Перевалившись через перила, тело плюхнулось в воду реки, и течение тотчас затянуло его под тонкий лед. Следом за ним я отправил в пучину свою "аляску". Затем бегом вернулся к машине и, содрогаясь от брезгливости, надел на себя пальто погибшего. В те минуты я еще сам до конца не понимал, чего я добиваюсь, в какое болото я сам себя затаскиваю. Это был бесшабашный азарт игрока, когда холодный расчет уступает место самым неоправданным и безумным ставкам.

Я уже слышал вой сирены и, путаясь в длинных полах пальто, втиснулся рядом с тем местом, где еще совсем недавно сидел водитель, просунул ноги сквозь рваные дыры в кузове, перегнулся через развороченное сидение, уперся руками в липкий, жирный от крови асфальт и лег в гадкую лужу лицом вниз.
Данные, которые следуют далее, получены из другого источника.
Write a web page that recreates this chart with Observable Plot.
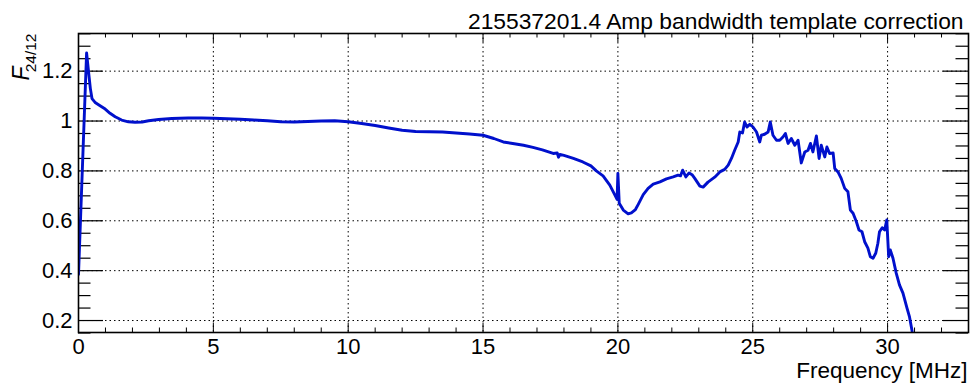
<!DOCTYPE html>
<html>
<head>
<meta charset="utf-8">
<script src="https://cdn.jsdelivr.net/npm/d3@7"></script>
<script src="https://cdn.jsdelivr.net/npm/@observablehq/plot@0.6"></script>
<style>
  html, body { margin: 0; padding: 0; background: #fff; }
  svg { display: block; }
</style>
</head>
<body>
<div id="chart"></div>
<script>
// ---- data ----
const freq = [
  0.0, 0.3, 0.38, 0.44, 0.5, 0.63, 0.815, 0.99, 1.17, 1.36, 1.6, 1.85, 2.1, 2.36, 2.6, 2.97, 3.46, 4.07, 4.57,
  5.0, 5.5, 6.0, 6.5, 7.0, 7.5, 8.0, 8.5, 9.0, 9.5, 10.0, 10.5, 11.0, 11.5, 12.0, 12.5, 13.0, 13.5, 14.0, 14.5,
  15.0, 15.4, 15.75, 16.1, 16.5, 16.85, 17.2, 17.6, 17.75, 17.8, 17.85, 18.0, 18.35, 18.7, 19.0, 19.2, 19.45,
  19.7, 19.89, 19.97, 20.0, 20.05, 20.2, 20.38, 20.5, 20.65, 20.75, 20.94, 21.12, 21.31, 21.56, 21.8, 22.05,
  22.23, 22.32, 22.4, 22.52, 22.64, 22.75, 22.85, 23.04, 23.16, 23.34, 23.59, 23.78, 23.96, 24.09, 24.21,
  24.33, 24.46, 24.52, 24.62, 24.7, 24.79, 24.89, 25.01, 25.14, 25.26, 25.32, 25.44, 25.57, 25.65, 25.75,
  25.88, 26.0, 26.12, 26.21, 26.31, 26.43, 26.56, 26.68, 26.8, 26.93, 27.05, 27.14, 27.23, 27.36, 27.46,
  27.54, 27.67, 27.75, 27.85, 27.98, 28.04, 28.16, 28.28, 28.41, 28.53, 28.62, 28.72, 28.84, 28.94, 29.05,
  29.15, 29.27, 29.36, 29.46, 29.56, 29.64, 29.7, 29.8, 29.89, 29.97, 30.04, 30.1, 30.2, 30.32, 30.44,
  30.57, 30.72, 30.81, 30.91, 31.0
];
const ratio = [
  0.385, 1.273, 1.19, 1.13, 1.09, 1.073, 1.06, 1.048, 1.031, 1.017, 1.004, 0.997, 0.995, 0.996, 1.001, 1.006, 1.01, 1.012, 1.012,
  1.011, 1.009, 1.007, 1.004, 1.001, 0.997, 0.996, 0.998, 1.0, 1.001, 0.997, 0.99, 0.982, 0.972, 0.963, 0.958, 0.957, 0.956, 0.952, 0.948,
  0.943, 0.93, 0.916, 0.91, 0.903, 0.894, 0.884, 0.87, 0.872, 0.855, 0.866, 0.862, 0.85, 0.836, 0.82, 0.8, 0.78,
  0.743, 0.703, 0.686, 0.79, 0.67, 0.643, 0.628, 0.632, 0.645, 0.665, 0.705, 0.73, 0.747, 0.756, 0.768, 0.776,
  0.783, 0.78, 0.803, 0.776, 0.792, 0.785, 0.77, 0.739, 0.735, 0.755, 0.775, 0.796, 0.806, 0.823, 0.85,
  0.883, 0.916, 0.956, 0.952, 0.996, 0.976, 0.987, 0.976, 0.956, 0.916, 0.943, 0.947, 0.956, 0.996, 0.943,
  0.923, 0.923, 0.936, 0.95, 0.91, 0.93, 0.903, 0.923, 0.832, 0.876, 0.883, 0.91, 0.876, 0.94, 0.85,
  0.903, 0.856, 0.896, 0.87, 0.872, 0.81, 0.796, 0.77, 0.73, 0.716, 0.643, 0.63, 0.597, 0.563, 0.556,
  0.516, 0.49, 0.456, 0.45, 0.47, 0.51, 0.556, 0.572, 0.563, 0.603, 0.456, 0.483, 0.45, 0.39, 0.343,
  0.31, 0.25, 0.216, 0.157, 0.12
];
const xMajorTicks = [0, 5, 10, 15, 20, 25, 30];
const xTickLabels = ["0", "5", "10", "15", "20", "25", "30"];
const xMinorTicks = d3.range(0, 34).filter(v => v % 5 !== 0);
const yMajorTicks = [0.2, 0.4, 0.6, 0.8, 1.0, 1.2];
const yTickLabels = ["0.2", "0.4", "0.6", "0.8", "1", "1.2"];
const yMinorTicks = d3.range(3, 28).map(i => +(i * 0.05).toFixed(2)).filter(v => Math.round(v * 100) % 20 !== 0);
const titleText = "215537201.4 Amp bandwidth template correction";
const xTitle = "Frequency [MHz]";
const yTitleMain = "F";
const yTitleSub = "24/12";

// ---- layout ----
const W = 970, H = 383;
const mL = 78, mR = 2, mT = 33, mB = 51;
const fw = W - mL - mR, fh = H - mT - mB;
const font = "'Liberation Sans', Arial, Helvetica, sans-serif";

const data = freq.map((f, i) => ({f, v: ratio[i]}));
const xLab = xMajorTicks.map((x, i) => ({x, t: xTickLabels[i]}));
const yLab = yMajorTicks.map((y, i) => ({y, t: yTickLabels[i]}));

const dots = "1.5,3";
const chart = Plot.plot({
  width: W, height: H,
  marginLeft: mL, marginRight: mR, marginTop: mT, marginBottom: mB,
  style: {fontFamily: font, background: "white", overflow: "visible"},
  x: {domain: [0, 33], axis: null},
  y: {domain: [0.152, 1.351], axis: null},
  marks: [
    // grid
    Plot.ruleX(xMajorTicks.filter(v => v > 0), {x: d => d, stroke: "black", strokeWidth: 1, strokeDasharray: dots}),
    Plot.ruleY(yMajorTicks, {y: d => d, stroke: "black", strokeWidth: 1, strokeDasharray: dots}),
    // ticks x (bottom/top)
    Plot.tickX(xMajorTicks, {x: d => d, insetTop: fh - 9, stroke: "black", strokeWidth: 1}),
    Plot.tickX(xMinorTicks, {x: d => d, insetTop: fh - 4.5, stroke: "black", strokeWidth: 1}),
    Plot.tickX(xMajorTicks, {x: d => d, insetBottom: fh - 9, stroke: "black", strokeWidth: 1}),
    Plot.tickX(xMinorTicks, {x: d => d, insetBottom: fh - 4.5, stroke: "black", strokeWidth: 1}),
    // ticks y (left/right)
    Plot.tickY(yMajorTicks, {y: d => d, insetRight: fw - 25, stroke: "black", strokeWidth: 1.2}),
    Plot.tickY(yMinorTicks, {y: d => d, insetRight: fw - 12.5, stroke: "black", strokeWidth: 1.2}),
    Plot.tickY(yMajorTicks, {y: d => d, insetLeft: fw - 25, stroke: "black", strokeWidth: 1.2}),
    Plot.tickY(yMinorTicks, {y: d => d, insetLeft: fw - 12.5, stroke: "black", strokeWidth: 1.2}),
    // curve
    Plot.line(data, {x: "f", y: "v", stroke: "#0010cc", strokeWidth: 2.9, clip: true, curve: "linear"}),
    // frame
    Plot.frame({stroke: "black", strokeWidth: 1.6}),
    // tick labels
    Plot.text(xLab, {x: "x", text: "t", frameAnchor: "bottom", dy: 14, lineAnchor: "middle", fontSize: 22, fill: "black"}),
    Plot.text(yLab, {y: "y", text: "t", frameAnchor: "left", dx: -6, textAnchor: "end", lineAnchor: "middle", fontSize: 22, fill: "black"}),
    // titles
    Plot.text([titleText], {text: d => d, frameAnchor: "top-right", textAnchor: "end", lineAnchor: "bottom", dx: -5, dy: -4.5, fontSize: 22.8, fill: "black"}),
    Plot.text([xTitle], {text: d => d, frameAnchor: "bottom-right", textAnchor: "end", lineAnchor: "bottom", dx: -1, dy: 45.5, fontSize: 22.5, fill: "black"}),
    Plot.text([yTitleMain], {text: d => d, frameAnchor: "top-left", rotate: -90, textAnchor: "end", lineAnchor: "bottom", dx: -50, dy: 33, fontSize: 23, fontStyle: "italic", fill: "black"}),
    Plot.text([yTitleSub], {text: d => d, frameAnchor: "top-left", rotate: -90, textAnchor: "end", lineAnchor: "bottom", dx: -43, dy: 0, fontSize: 15.5, fill: "black"})
  ]
});
document.getElementById("chart").appendChild(chart);
</script>
</body>
</html>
В таком положении, свисая из кабины почти вниз головой, я легко и быстро вошел в роль тяжело раненного человека. Мне действительно было больно – мерзавцы не щадили моей головы, когда били меня ногами. Кровь стучала в висках, отвратительный запах теплого ливера вызывал тошноту, острые края покореженной жести впились в ноги, и я почти натурально застонал.

Рядом скрипнули тормоза. Фары нескольких машин осветили место драмы. Я услышал топот ног и крики. Какой-то идиот стал поливать давно потухшую машину из огнетушителя, и белая вязкая пена брызнула мне в лицо.

Мне уже было невмоготу лежать в такой неестественной позе, но милиционеры и оперативники, суетящиеся вокруг машины, не предпринимали никаких попыток извлечь меня из покореженного кузова. И тогда я горько посочувствовал всем пострадавшим в дорожно-транспортных происшествиях. Наверное, много людей умерло под обломками машин, не дождавшись помощи.

Я уже терял сознание, когда, наконец, двое мужчин в оранжевых спецовках, стали распиливать корпус машины и освобождать мои ноги. Меня выволокли за руки и положили рядом с машиной на асфальт. Я негромко простонал, чтобы спасатели поняли, что я еще не труп. Большого эффекта на окружающих это не произвело, лишь некто сердобольный подложил мне под голову какую-то тряпку.

Потом подъехали телевизионщики из "Дорожного патруля". Ассистенты налаживали освещение, оператор снимал меня с разных позиций. Это продолжалось еще минут пятнадцать. Только потом ко мне подпустили врачей.

В машине "Скорой помощи" я по-настоящему потерял сознание.